CHATEAU CHEVAL BLANC 2003

Château Cheval Blanc 2003

Por Juan Luis Vanrell

Château Cheval Blanc es una de las grandes bodegas de Saint Emilion y elabora vino desde al menos el siglo XV, según sus archivos. No obstante, su prestigio empezó a crecer en 1832, cuando Jean-Jacques Ducasse, presidente del Tribunal Comercial de Libourne, compró el núcleo de la propiedad actual. Durante los siguientes veinte años, la adquisición de parcelas pertenecientes a Château Figeac llevó a la creación del viñedo de 39 hectáreas, tal como lo conocemos hoy. Desde entonces, su configuración prácticamente no ha variado. Además, Château Cheval Blanc tiene la consideración de Premier Grand Cru Classé “A”, la máxima distinción posible, desde la primera clasificación de vinos Saint-Emilion realizada en 1954. 

            Château Cheval Blanc es especial por muchos motivos, pero, quizás, sus peculiaridades más importantes vienen dadas por sus suelos y su coupage de elaboración, atípicos dentro de Saint Emilion. Frente al habitual suelo calizo del periodo Terciario de la zona, Cheval Blanc presenta aluvión del periodo Cuaternario, con una proporción de grava y arcilla casi por igual. Además, en una zona en la que la merlot reina con elegancia y supone el porcentaje de mayor peso de los vinos, Cheval Blanc utiliza la cabernet franc en una proporción muy similar a la de merlot, dependiendo añadas, con una muy reducida presencia de cabernet sauvignon, cuando la hay. La razón fue la extraordinaria intuición de Jean Laussac-Fourcaud, quien, en la década de 1860, replantó parte de la finca con merlot y cabernet franc a partes iguales.  

Si su historia resulta interesante, beber sus vinos mucho más. Hace unos meses bebí una botella de Cheval Blanc 2003. Emocionante, sería la palabra que mejor cuadra con las sensaciones que me transmitió. El 2003 fue el año de la ola de calor que castigó a buena parte de Europa, por lo que no es una de las mejores añadas del Burdeos de la margen derecho del río Garona, sin embargo la botella salió excepcional, aunque el estado de la etiqueta pudiera suponer un mal estado de conservación.

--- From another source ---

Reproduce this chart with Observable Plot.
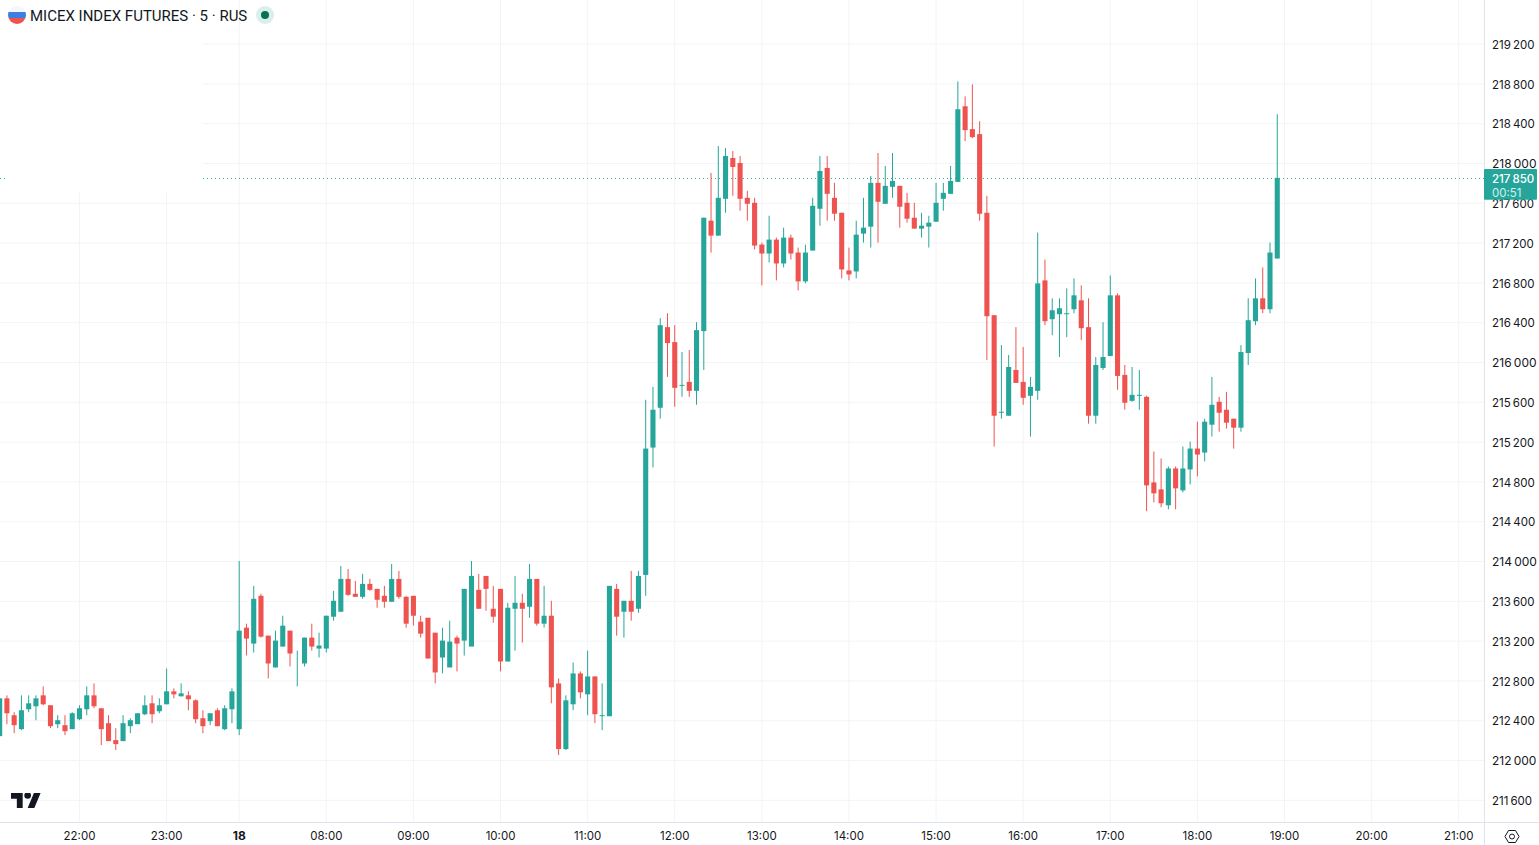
<!DOCTYPE html>
<html>
<head>
<meta charset="utf-8">
<title>MICEX INDEX FUTURES</title>
<script src="https://cdn.jsdelivr.net/npm/d3@7"></script>
<script src="https://cdn.jsdelivr.net/npm/@observablehq/plot@0.6"></script>
<style>
html,body{margin:0;padding:0;background:#fff;overflow:hidden}
#wrap{position:relative;width:1539px;height:845px;font-family:Roboto,sans-serif;color:#131722}
#wrap svg.plot{display:block;max-width:none}
#legend{position:absolute;left:30px;top:6.5px;font-size:15px;line-height:19px;white-space:nowrap}
.ov{position:absolute;display:block}
</style>
</head>
<body>
<div id="wrap">
  <div id="chart"></div>
  <svg class="ov" style="left:8px;top:6px" width="18" height="18" viewBox="0 0 18 18">
    <defs><clipPath id="c"><circle cx="9" cy="9" r="9"/></clipPath></defs>
    <g clip-path="url(#c)"><rect width="18" height="6" fill="#f4f6f9"/><rect y="6" width="18" height="6" fill="#3d7fe0"/><rect y="12" width="18" height="6" fill="#ef5350"/></g>
  </svg>
  <div id="legend">MICEX INDEX FUTURES · 5 · RUS</div>
  <svg class="ov" style="left:256px;top:6px" width="18" height="18" viewBox="0 0 18 18">
    <circle cx="9" cy="9" r="9" fill="#d8efea"/><circle cx="9" cy="9" r="4" fill="#0b6e55"/>
  </svg>
  <svg class="ov" style="left:11px;top:793px" width="30" height="15" viewBox="0 4 36 18">
    <path fill="#131722" d="M14 22H7V11H0V4h14v18ZM28 22h-8l7.5-18h8L28 22Z"/><circle cx="20" cy="7" r="4" fill="#131722"/>
  </svg>
  <svg class="ov" style="left:1504px;top:829px" width="16" height="15" viewBox="0 0 16 15" fill="none" stroke="#131722" stroke-width="1">
    <path d="M1 7.5 4.5 1.5h7L15 7.5l-3.5 6h-7Z"/><circle cx="8" cy="7.5" r="2.5"/>
  </svg>
</div>
<script>
const opens = [
212240,212620,212450,212310,212510,212540,212650,212550,212360,212350,212310,
212410,212510,212650,212520,212370,212200,212190,212340,212360,212460,212570,212490,
212560,212690,212640,212650,212600,212420,212390,212500,212310,212510,
212310,213330,213170,213650,213250,212930,213140,213300,212970,212970,213230,213120,
213120,213440,213490,213820,213670,213640,213770,213720,213650,213590,213820,213640,
213650,213390,213430,213280,213030,212930,213230,213200,213140,213710,213850,213520,
213720,212990,213520,213580,213540,213820,213370,213450,212770,212110,212560,212870,
212660,212840,212440,212440,213720,213490,213600,213520,213860,215140,215540,216350,
216200,215760,215800,215710,216310,217420,217270,217640,218050,218000,217650,217600,
217180,217090,217230,216990,217250,217100,216810,217120,217540,217950,217650,217500,
216920,216910,217290,217360,217800,217590,217760,217770,217600,217450,217340,217360,
217410,217640,217690,217810,218570,218340,218290,217500,216470,215490,215460,215920,
215800,215660,215710,216820,216430,216480,216480,216530,216620,216350,215460,215940,
216060,216670,215870,215610,215660,215650,214790,214720,214560,214930,214710,214920,
215130,215090,215370,215600,215520,215430,215340,216090,216410,216640,216530,217040
];
const highs = [
212620,212650,212480,212650,212650,212650,212740,212550,212450,212450,212480,
212550,212740,212770,212520,212450,212320,212450,212420,212470,212650,212650,212620,
212920,212720,212770,212690,212610,212500,212470,212520,212550,212720,
214000,213370,213750,213670,213250,213300,213450,213300,213100,213230,213370,213280,
213450,213700,213950,213920,213800,213870,213820,213720,213750,213970,213900,213650,
213650,213450,213330,213080,213330,213400,213250,213720,214000,213870,213770,213750,
213500,213580,213850,213670,213970,213820,213750,213600,212820,212650,212980,212890,
213100,212840,212770,213750,213770,213600,213900,213900,215620,215750,216440,216490,
216370,216100,216120,216400,217450,217900,218170,218150,218120,218070,217720,217650,
217200,217470,217250,217350,217280,217150,217180,217650,218070,218070,217800,217500,
217150,217420,217650,217870,218100,217970,218100,217770,217700,217600,217500,217470,
217800,217800,217970,218820,218670,218790,218420,217670,216470,216170,216070,216350,
216150,215850,217300,217030,216640,216640,216740,216840,216770,216640,216050,216400,
216870,216690,215970,215950,215920,215660,215100,215030,214950,214950,215150,215200,
215400,215430,215850,215650,215700,215430,216170,216640,216840,216950,217200,218490
];
const lows = [
212240,212360,212270,212300,212480,212400,212550,212320,212320,212250,212310,
212400,212450,212520,212150,212190,212100,212190,212270,212360,212450,212370,212470,
212560,212620,212640,212500,212370,212270,212350,212340,212300,212370,
212250,213050,213080,213230,212820,212930,213140,212940,212740,212940,213100,213030,
213080,213400,213490,213650,213640,213620,213700,213530,213530,213590,213620,213330,
213350,213230,213020,212770,212870,213150,212890,213050,213450,213520,213500,213380,
212890,212990,213100,213180,213430,213350,213330,212570,212050,212100,212500,212620,
212450,212370,212300,212440,213250,213230,213400,213480,213650,214940,215430,215850,
215550,215650,215650,215570,215920,217100,217270,217500,217670,217520,217420,217130,
216770,217000,216820,216950,217030,216720,216790,217120,217370,217420,217420,216840,
216820,216840,217200,217150,217200,217590,217650,217350,217400,217340,217250,217150,
217410,217520,217690,217810,218220,218250,217420,216020,215150,215430,215460,215790,
215570,215250,215620,216370,216270,216050,216250,216490,216220,215380,215380,215920,
216060,215720,215520,215600,215520,214500,214590,214540,214520,214520,214690,214770,
214850,215000,215250,215300,215330,215130,215300,215970,216370,216490,216490,217040
];
const closes = [
212620,212470,212350,212500,212570,212620,212560,212340,212400,212290,212470,
212520,212650,212540,212310,212190,212160,212370,212400,212470,212550,212460,212550,
212690,212660,212670,212610,212410,212340,212470,212340,212520,212690,
213300,213220,213620,213240,212970,213200,213350,213070,212970,213230,213140,213150,
213450,213600,213820,213660,213640,213770,213710,213610,213590,213820,213640,213370,
213450,213270,213020,212880,213200,213190,213170,213720,213850,213520,213720,213440,
212990,213530,213580,213520,213820,213370,213450,212730,212110,212600,212870,212680,
212840,212460,212450,213750,213440,213600,213490,213850,215130,215520,216370,216190,
215740,215770,215710,216320,217450,217270,217650,218070,217960,217640,217590,217170,
217090,217230,216990,217250,217090,216810,217100,217570,217920,217690,217490,216930,
216880,217280,217350,217800,217610,217770,217820,217560,217440,217340,217370,217400,
217600,217700,217820,218540,218330,218260,217490,216460,215460,215500,215950,215790,
215640,215750,216790,216410,216520,216540,216490,216670,216340,215460,215970,216050,
216670,215860,215590,215670,215670,214760,214680,214580,214930,214730,214930,215130,
215070,215400,215570,215490,215390,215340,216100,216420,216640,216530,217100,217850
];
const hourIndex = [0,12,22,34,46,58,70,82,94,106,118,130,142,154,166,178,190];
const hourLabels = ["22:00","23:00","18","08:00","09:00","10:00","11:00","12:00","13:00","14:00","15:00","16:00","17:00","18:00","19:00","20:00","21:00"];
const priceTicks = [211600,212000,212400,212800,213200,213600,214000,214400,214800,215200,215600,216000,216400,216800,217200,217600,218000,218400,218800,219200];
const boldPrices = [212000,214000,216000,218000];
const lastPrice = 217850;
const countdown = "00:51";

const firstIndex = -11;
const UP = "#26a69a", DOWN = "#ef5350", GRID = "#f3f4f6", BORDER = "#e0e3eb", INK = "#131722";
const bars = opens.map((o, k) => ({i: k + firstIndex, open: o, high: highs[k], low: lows[k], close: closes[k]}));
const hours = hourIndex.map((i, k) => ({i, label: hourLabels[k]}));
const fmt = d => String(d).replace(/(\d{3})$/, "\u2009$1");
const col = d => d.close >= d.open ? UP : DOWN;

const xDomain = [-10.883, 193.55], yDomain = [211377, 219638];
const legendEdgeX = 17.08, legendEdgeY = 217700; // the faded corner behind the legend
const rightEdgeX = 201.1, pageBottomY = 211146;
const font = "Inter, Roboto, sans-serif";

const chart = Plot.plot({
  width: 1539, height: 845,
  marginLeft: 0, marginRight: 55, marginTop: 0, marginBottom: 23,
  x: {domain: xDomain, axis: null},
  y: {domain: yDomain, axis: null},
  style: {background: "#fff", fontFamily: font},
  marks: [
    Plot.ruleY(priceTicks, {x1: d => d > legendEdgeY ? legendEdgeX : xDomain[0], x2: xDomain[1], y: d => d, stroke: GRID}),
    Plot.ruleX(hourIndex, {x: d => d, y1: yDomain[0], y2: d => d < legendEdgeX ? legendEdgeY : yDomain[1], stroke: GRID}),
    Plot.ruleX(bars, {x: "i", y1: "low", y2: "high", stroke: col, strokeWidth: 1}),
    Plot.rect(bars, {x1: d => d.i - 0.35, x2: d => d.i + 0.35, y1: "open", y2: "close", fill: col, dx: 0.5}),
    Plot.ruleY([lastPrice], {x1: legendEdgeX, x2: xDomain[1], stroke: UP, strokeDasharray: "1,3"}),
    Plot.ruleY([lastPrice], {x1: xDomain[0], x2: -10.2, stroke: UP, strokeDasharray: "1,3"}),
    Plot.ruleX([xDomain[1]], {y1: pageBottomY, y2: yDomain[1], stroke: BORDER}),
    Plot.ruleY([yDomain[0]], {x1: xDomain[0], x2: rightEdgeX + 1, stroke: BORDER}),
    Plot.text(priceTicks.filter(d => !boldPrices.includes(d)), {x: xDomain[1], y: d => d, text: fmt, textAnchor: "start", dx: 7.5, dy: 1, fontSize: 11.5, fill: INK}),
    Plot.text(boldPrices, {x: xDomain[1], y: d => d, text: fmt, textAnchor: "start", dx: 7.5, dy: 1, fontSize: 12, fill: INK}),
    Plot.text(hours.filter(d => d.label !== "18"), {x: "i", text: "label", frameAnchor: "bottom", dy: 17, fontSize: 11.5, fill: INK}),
    Plot.text(hours.filter(d => d.label === "18"), {x: "i", text: "label", frameAnchor: "bottom", dy: 17, fontSize: 12, fontWeight: 700, fill: INK}),
    Plot.rect([lastPrice], {x1: xDomain[1], x2: 200.85, y1: d => d + 90, y2: d => d - 220, fill: UP, rx: 1}),
    Plot.text([lastPrice], {x: xDomain[1], y: d => d, text: fmt, textAnchor: "start", dx: 7.5, dy: 1, fontSize: 11.5, fontWeight: 500, fill: "#fff"}),
    Plot.text([lastPrice], {x: xDomain[1], y: d => d - 140, text: () => countdown, textAnchor: "start", dx: 7.5, dy: 1, fontSize: 11.5, fill: "#d5f0ec"})
  ]
});
document.getElementById("chart").append(chart);
</script>
</body>
</html>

Como al ser humano, a muchos vinos les sienta muy bien el paso de los años, especialmente a los grandes de Burdeos, que necesitan un largo reposo para ofrecer toda su calidad. La botella que descorché era un perfume en nariz y seda en boca. Su color no era de capa alta, curioso tratándose de un Burdeos. No tenía aristas y todo estaba colocado en su justa medida, como si se tratara de un traje hecho a medida. Acidez, estructura, baja astringencia, punto de alcohol… La fruta era un lejano recuerdo de cerezas, moras, ciruelas y grosellas escarchadas. Los aromas terciarios se habían apoderado del vino con elegancia extrema y campaban a sus anchas, inundando la copa y mi pituitaria de notas de humo de fino tabaco, canela y nuez moscada. El regusto era largo con recuerdos a cacao, café y regaliz. Y, sobre todo, era increíblemente fresco para tratarse de una añada de tanto calor.

Vinos que hay que beber al menos una vez en la vida, para poder entender la dimensión que puede alcanzar una botella de vino. Vinos que no se beben por beber. Vinos que hay que comprender y dejar que traspasen nuestras barreras sensoriales. Vinos que nos transportan de su lugar de origen a mundos oníricos. Vinos de meditación.